■ Task prompt: Which lines in the material below contain the word "that"? Copy each of them.

■ Data:
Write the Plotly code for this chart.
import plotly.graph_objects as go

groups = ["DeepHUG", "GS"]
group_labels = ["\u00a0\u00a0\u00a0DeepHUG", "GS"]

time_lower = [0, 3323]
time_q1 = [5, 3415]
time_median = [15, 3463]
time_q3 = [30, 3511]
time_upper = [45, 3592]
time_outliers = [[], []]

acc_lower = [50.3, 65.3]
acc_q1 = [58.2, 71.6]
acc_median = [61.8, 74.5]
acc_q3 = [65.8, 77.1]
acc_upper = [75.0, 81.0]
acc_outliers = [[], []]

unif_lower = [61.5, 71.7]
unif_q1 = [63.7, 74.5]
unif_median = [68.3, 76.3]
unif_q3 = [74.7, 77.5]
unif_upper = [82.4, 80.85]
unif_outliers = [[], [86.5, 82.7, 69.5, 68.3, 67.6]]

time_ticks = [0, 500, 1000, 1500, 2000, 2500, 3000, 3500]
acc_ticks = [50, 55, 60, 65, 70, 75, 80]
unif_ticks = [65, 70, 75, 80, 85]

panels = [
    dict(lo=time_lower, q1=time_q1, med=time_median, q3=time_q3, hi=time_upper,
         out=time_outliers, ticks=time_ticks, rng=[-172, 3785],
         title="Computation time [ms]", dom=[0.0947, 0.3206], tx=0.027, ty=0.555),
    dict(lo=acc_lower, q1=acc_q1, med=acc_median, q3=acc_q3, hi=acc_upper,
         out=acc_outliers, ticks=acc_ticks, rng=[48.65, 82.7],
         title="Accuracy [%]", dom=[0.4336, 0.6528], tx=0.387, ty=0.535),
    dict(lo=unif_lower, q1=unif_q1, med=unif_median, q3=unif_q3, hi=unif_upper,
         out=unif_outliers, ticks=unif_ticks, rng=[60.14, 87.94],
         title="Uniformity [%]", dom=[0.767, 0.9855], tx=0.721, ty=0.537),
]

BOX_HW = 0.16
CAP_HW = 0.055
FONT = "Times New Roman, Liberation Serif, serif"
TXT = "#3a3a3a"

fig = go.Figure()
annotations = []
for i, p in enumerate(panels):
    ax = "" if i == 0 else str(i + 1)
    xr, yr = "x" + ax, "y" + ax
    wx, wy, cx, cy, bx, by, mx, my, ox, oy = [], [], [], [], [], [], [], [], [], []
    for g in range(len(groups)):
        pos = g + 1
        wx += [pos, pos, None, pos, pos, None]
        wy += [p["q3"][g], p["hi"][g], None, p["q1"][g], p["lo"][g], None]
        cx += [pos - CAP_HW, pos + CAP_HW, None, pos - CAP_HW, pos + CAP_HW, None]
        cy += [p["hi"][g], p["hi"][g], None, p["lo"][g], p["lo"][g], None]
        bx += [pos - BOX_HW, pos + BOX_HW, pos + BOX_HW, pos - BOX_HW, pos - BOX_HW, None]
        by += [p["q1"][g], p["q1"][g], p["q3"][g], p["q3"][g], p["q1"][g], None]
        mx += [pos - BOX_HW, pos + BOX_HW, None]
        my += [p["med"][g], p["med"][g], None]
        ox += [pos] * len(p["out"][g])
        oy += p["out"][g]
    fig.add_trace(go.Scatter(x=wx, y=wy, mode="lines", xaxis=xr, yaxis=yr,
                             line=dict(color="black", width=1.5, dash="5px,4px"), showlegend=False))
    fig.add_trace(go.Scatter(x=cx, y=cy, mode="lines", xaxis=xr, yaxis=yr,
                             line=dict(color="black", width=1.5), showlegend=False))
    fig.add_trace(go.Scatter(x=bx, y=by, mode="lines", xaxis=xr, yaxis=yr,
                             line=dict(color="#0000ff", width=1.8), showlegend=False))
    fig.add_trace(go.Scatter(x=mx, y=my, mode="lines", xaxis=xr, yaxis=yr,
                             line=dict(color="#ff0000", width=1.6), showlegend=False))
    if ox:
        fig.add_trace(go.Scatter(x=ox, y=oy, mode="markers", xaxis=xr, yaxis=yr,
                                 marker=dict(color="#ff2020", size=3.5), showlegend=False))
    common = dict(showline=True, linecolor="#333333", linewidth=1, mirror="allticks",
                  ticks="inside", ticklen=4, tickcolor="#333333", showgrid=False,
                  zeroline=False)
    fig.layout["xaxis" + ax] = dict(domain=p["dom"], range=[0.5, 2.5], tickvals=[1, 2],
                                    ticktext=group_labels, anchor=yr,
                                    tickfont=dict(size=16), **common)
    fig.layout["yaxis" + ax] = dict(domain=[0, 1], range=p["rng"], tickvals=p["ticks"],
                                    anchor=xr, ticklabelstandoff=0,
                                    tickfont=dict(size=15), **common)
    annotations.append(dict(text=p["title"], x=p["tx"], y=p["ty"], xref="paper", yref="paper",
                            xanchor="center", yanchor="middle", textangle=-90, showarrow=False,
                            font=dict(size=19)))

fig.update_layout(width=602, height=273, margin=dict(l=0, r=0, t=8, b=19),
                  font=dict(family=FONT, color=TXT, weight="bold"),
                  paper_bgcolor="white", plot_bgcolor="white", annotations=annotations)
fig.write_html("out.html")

...

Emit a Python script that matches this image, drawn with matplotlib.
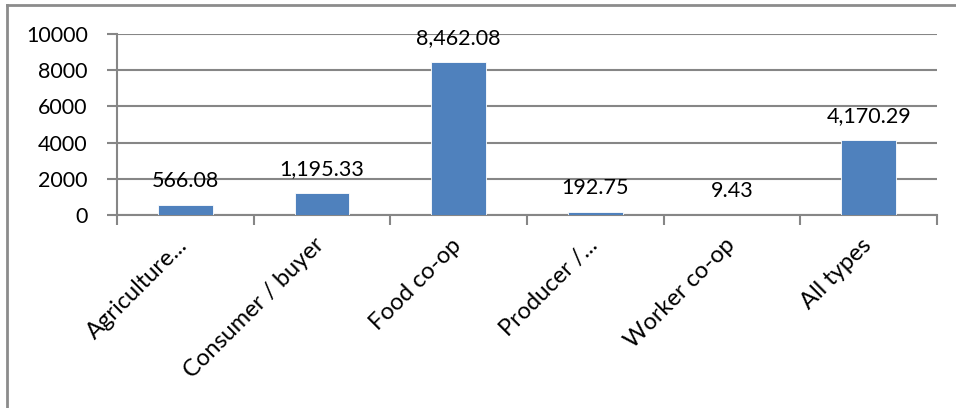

==

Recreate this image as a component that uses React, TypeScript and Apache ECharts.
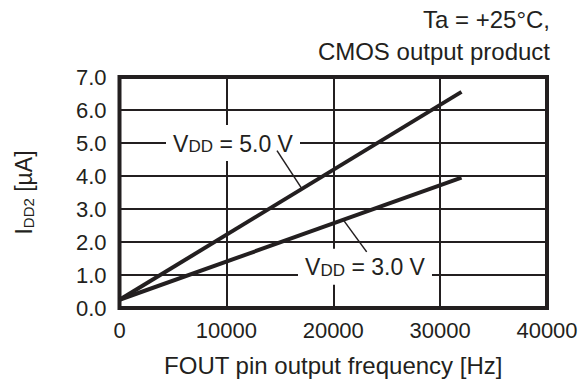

■ Solution for this exercise:
Emit a Python script that matches this image, drawn with matplotlib.
Recreate this image as a component that uses React, TypeScript and Apache ECharts.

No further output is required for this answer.